Many UK parents are bracing themselves for a future that involves increasing monetary support for adult children who are struggling to make the step up to financial independence, according to a recent report commissioned by Children’s Mutual.
The first ‘Coming of Wage’ report was carried out by the Social Issues Research Centre in Oxford and has thrown up some dismal readings for parents of teenage children. Almost half of the parents questioned expect that their children will be unable to support themselves when they turn 18, and a staggering 95% anticipate continuing making financial contributions to their children once they leave home, effectively running their children’s debt management schemes for them.
As a result the list of items that parents are expecting to pay on behalf of their children is growing and now includes: further education, deposit on their first home, first car and ongoing expenses to ensure that children don’t fall into debt. The report also highlighted that close to 67% of parents believe that their children will not be able to attend university without their financial support, and just short of half believe that their children will have no chance to buy their own home without their aid.

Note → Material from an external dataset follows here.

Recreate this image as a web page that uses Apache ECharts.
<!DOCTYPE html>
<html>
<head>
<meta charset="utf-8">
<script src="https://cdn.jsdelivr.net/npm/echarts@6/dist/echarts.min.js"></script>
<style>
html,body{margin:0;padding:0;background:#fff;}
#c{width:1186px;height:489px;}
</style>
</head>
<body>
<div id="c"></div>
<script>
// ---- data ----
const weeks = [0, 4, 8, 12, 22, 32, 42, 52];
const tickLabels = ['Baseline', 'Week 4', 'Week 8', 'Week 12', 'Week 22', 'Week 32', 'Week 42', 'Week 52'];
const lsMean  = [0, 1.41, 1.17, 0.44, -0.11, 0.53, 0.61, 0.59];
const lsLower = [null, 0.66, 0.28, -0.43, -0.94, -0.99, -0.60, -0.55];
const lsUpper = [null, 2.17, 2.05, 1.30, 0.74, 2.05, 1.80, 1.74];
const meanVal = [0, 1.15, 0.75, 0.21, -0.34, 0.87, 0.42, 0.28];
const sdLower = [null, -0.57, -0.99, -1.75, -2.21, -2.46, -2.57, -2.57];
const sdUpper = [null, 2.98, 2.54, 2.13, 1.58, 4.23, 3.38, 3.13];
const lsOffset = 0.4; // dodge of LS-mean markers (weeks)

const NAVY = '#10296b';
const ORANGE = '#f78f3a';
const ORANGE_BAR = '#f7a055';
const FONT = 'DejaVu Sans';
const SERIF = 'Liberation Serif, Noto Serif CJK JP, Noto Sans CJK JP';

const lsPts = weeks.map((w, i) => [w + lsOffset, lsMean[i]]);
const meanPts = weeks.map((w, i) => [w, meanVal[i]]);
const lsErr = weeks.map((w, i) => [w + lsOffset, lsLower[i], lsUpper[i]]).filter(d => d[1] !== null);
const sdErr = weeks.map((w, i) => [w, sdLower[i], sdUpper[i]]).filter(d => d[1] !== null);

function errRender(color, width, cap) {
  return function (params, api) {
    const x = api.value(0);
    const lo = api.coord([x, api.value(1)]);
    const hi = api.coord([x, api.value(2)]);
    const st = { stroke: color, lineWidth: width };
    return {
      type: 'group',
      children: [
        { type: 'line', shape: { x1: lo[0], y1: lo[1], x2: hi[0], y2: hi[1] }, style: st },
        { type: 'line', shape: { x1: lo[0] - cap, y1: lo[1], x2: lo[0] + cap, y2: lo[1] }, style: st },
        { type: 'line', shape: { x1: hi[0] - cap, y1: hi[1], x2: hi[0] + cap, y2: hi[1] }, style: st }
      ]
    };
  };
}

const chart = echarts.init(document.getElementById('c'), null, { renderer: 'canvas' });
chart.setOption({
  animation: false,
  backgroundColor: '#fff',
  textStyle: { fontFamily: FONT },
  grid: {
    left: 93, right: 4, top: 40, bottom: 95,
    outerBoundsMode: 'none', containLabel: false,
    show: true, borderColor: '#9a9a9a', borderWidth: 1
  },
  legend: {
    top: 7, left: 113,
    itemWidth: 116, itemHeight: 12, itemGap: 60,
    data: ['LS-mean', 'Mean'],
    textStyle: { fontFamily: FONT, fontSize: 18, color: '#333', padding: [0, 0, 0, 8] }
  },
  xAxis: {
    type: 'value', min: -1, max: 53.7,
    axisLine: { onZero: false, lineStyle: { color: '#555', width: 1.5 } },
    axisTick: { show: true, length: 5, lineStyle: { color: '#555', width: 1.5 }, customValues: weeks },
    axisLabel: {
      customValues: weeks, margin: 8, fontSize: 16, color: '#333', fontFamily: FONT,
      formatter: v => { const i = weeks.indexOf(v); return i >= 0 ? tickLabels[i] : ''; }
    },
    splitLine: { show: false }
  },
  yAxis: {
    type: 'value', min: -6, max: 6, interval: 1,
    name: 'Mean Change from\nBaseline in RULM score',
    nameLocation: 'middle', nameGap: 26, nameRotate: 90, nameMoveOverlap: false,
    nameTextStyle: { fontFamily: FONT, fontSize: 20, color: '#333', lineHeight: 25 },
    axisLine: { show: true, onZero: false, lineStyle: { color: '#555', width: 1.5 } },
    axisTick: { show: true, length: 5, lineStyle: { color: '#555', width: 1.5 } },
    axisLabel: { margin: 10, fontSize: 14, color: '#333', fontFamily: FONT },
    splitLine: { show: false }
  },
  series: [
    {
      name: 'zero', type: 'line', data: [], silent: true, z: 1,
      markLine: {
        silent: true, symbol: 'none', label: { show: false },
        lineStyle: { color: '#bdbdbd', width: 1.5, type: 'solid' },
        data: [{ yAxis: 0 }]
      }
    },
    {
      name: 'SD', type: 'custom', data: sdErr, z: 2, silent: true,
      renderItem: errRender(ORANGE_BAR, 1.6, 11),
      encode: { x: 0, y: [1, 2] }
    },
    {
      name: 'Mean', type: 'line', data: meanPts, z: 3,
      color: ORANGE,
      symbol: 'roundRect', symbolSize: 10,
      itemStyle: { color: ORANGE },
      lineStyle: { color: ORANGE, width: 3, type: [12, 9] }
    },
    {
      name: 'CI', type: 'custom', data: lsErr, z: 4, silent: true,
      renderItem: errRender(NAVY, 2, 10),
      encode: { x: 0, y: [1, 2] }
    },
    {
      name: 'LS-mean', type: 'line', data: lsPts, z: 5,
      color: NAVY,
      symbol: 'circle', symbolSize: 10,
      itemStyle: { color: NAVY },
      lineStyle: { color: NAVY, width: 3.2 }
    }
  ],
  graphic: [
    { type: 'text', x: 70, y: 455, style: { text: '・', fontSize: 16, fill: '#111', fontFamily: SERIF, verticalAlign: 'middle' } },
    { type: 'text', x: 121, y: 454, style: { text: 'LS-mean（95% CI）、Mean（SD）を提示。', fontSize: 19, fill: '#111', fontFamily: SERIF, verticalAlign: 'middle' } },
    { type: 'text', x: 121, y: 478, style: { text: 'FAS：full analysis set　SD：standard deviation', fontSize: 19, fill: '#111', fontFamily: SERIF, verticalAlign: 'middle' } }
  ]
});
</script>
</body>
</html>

However, what the report has also highlighted is that although many parents are bracing themselves to pay for their children’s expenses, they are struggling to finance their intentions. Some are dipping into their pension funds, or taking money out of their savings, but most are finding it difficult to set aside enough money in advance. The average amount being put away each month averages £50, equivalent to £600 per year, in order to pay for the child’s first deposit or for further education fees.
The amount of teenagers attending university now is four times greater than 30 years ago, and the average debt of graduates now leaving further education stands at £12,893. Even with the favourable rules about repaying student loans, many parents believe that their children will not be able to repay that debt without their help. To make matters worse the amount required as a deposit for a first home has risen 450% in just ten years.
As a result of all the expense involved in buying a house, prices have experienced a meteoric rise over the last ten years, and with increased graduate debt it is easy to see why the average age of the first time buyer has risen to 34. That is also why parents are providing debt solutions on the cheap for their adult children via their savings and pension funds, and as a result may well be looking forward to a bleak financial future themselves.